The Parish Church of St John-at-Hampstead

1/3/2013

Arsenic and Old Lace Bill Fry

The poster announced a dramatic reading, which struck me as a flagrant breach of the Trade Descriptions Act.  In the event, what we got was a fully staged play, complete with costumes, props, furniture, lighting, sound and a continual flurry of action that kept the audience breathless.  The actors all had scripts in their hands, and now and then they seemed to look at them, but that never detracted from the pace or the fun.  ‘A joyful romp’ would have been a more precise way to advertise the performance.

One of the most surprising things about this breakneck comedy was its subject matter; how could you make people laugh at the antics of deranged homicides?  Yet that is exactly what we did, and the laughter left no bitter aftertaste; we knew we had been watching an innocent frolic, a harmless spoof of all those horror dramas that fill the theatre, cinema and television.

You probably know the essence of the story: two benevolent old ladies in Brooklyn repeatedly poisoning solitary old gentlemen with the disinterested intention of putting an end to their loneliness.  We were asked to believe they did this as an act of pure Christian charity, and we did so easily.  The leader of the two—Bonnie Taylor, as Abby Brewster—convinced us of her universal kindness and generosity, while Judy Burgess, as her sister Martha, happily and lovingly tagged along.  They had just disposed of one victim when the play opened, and, to our delight, they were in the act of dealing with another as it closed.

Of course the entire family was unusual.  Their nephew Teddy believed he was President Theodore Roosevelt, and his main work was digging the Panama Canal in the cellar.
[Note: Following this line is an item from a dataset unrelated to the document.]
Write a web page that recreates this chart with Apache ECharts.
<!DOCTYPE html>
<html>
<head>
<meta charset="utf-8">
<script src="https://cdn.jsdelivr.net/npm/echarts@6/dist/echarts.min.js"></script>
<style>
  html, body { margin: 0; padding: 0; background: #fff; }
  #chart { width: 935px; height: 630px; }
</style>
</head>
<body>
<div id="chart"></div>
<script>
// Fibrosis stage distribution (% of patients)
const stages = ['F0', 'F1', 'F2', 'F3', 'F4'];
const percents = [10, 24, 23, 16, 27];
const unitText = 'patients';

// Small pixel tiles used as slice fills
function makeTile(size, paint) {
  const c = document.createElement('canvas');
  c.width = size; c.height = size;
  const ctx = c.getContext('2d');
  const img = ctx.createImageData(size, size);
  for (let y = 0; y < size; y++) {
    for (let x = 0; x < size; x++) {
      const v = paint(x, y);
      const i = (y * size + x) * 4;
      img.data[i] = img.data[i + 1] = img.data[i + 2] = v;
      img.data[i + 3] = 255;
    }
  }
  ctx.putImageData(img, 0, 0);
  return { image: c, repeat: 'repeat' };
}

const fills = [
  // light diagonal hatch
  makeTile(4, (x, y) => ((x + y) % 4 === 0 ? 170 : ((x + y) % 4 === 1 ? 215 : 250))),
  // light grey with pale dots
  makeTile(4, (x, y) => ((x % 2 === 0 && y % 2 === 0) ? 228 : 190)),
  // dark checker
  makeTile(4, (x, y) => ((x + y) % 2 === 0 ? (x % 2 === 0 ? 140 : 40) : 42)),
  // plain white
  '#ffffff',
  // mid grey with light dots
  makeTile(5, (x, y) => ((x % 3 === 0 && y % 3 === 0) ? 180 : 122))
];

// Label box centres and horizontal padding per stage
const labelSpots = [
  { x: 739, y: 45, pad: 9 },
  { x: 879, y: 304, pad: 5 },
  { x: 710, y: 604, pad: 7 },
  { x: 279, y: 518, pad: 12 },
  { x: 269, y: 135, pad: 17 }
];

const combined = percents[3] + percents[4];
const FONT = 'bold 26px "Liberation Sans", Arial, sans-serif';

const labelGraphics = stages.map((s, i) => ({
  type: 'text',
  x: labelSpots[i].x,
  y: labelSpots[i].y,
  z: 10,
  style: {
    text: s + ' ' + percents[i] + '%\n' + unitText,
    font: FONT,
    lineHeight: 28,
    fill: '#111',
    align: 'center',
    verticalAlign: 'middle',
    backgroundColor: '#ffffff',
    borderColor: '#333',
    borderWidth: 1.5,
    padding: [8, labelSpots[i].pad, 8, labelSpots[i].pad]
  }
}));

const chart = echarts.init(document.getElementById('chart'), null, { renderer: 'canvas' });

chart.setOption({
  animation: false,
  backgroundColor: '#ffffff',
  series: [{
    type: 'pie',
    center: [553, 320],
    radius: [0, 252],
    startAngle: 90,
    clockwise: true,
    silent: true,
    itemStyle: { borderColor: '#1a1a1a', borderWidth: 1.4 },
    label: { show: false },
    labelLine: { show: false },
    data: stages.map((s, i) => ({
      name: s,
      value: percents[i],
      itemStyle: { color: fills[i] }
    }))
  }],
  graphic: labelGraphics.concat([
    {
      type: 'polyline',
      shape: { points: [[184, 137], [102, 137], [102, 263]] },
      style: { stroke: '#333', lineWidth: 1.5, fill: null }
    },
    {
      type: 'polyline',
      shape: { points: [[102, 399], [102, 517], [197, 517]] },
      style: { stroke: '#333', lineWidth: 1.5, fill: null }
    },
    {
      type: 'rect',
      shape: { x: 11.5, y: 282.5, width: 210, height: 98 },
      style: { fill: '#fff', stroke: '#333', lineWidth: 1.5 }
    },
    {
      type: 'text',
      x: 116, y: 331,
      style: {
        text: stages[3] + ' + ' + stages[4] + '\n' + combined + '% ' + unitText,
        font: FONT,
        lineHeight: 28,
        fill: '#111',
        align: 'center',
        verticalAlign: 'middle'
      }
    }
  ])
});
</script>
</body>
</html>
This proved a great convenience for burying the bodies that his aunts so often produced, but he also had the habit of blowing a bugle, to the furious irritation of the neighbours, though watching Graham Fitzgerald’s busy and cheerful performance made it easy to see why the police were so tolerant of his eccentricities.

There was another nephew, Jonathan, who was less lovable, in spite of being compellingly played by David Gardner.  In fact, he had recently escaped from a high-security hospital in Indiana, where he had been imprisoned for life as a homicidal maniac.  Now he came to hide in his aunts’ house, bringing with him Hermann Einstein (Harlequin, with a terrifying grin) a plastic surgeon to give him yet another face instead of his current likeness to Boris Karloff.

Adrian Hughes gave a sympathetic but helpless performance as Jonathan’s brother, Mortimer Brewster, who seemed refreshingly normal if you could overlook the fact that he was a theatre critic.  He was engaged to the clergyman’s daughter, Elaine Harper; Margaret Pritchard Houston’s powerful performance made it no surprise that he was putty in her hands, but of course she didn’t realise what he had suddenly discovered was going on in the house.  Said Abdallah, as her father, was sufficiently shocked that Mortimer was connected with the theatre, but of course he had every confidence in the two old ladies.

The police force was admirably represented by Nicky Siddall as Brophy, Nicolas Holzapfel as Klein.  Simon May was touchingly tiresome as the policeman who wanted to be a playwright and wouldn’t stop talking about it.  Hoda Ali as the formidable Lieutenant Rooney must have had her hands full keeping this team in order, and it was providential that the real villains fell almost by chance into their hands.

Naturally the police wouldn’t have dreamed of disturbing the dear old aunts in their good works.  Early on in the play Simon Malpas, as poor old Mr Gibbs, accepted a glass of their special elderberry wine, but, as luck would have it, there was an interruption before he could drink.  Right at the end, things went more smoothly; Stephen Clarke, playing Mr Witherspoon, was on the point of raising the merciful dose to his lips, when the lights went out and the play was over.

It was an amazing occasion.  It seems unthinkable that we could actually laugh with delight at the spectacle of someone being given poison, and yet there was nothing cruel about it; there was no pretence this was anything but a harmless charade.  Even more surprising was the fact the director, Bill Risebero, had brought the whole cast to that pitch of performance with only four rehearsals in two short weeks.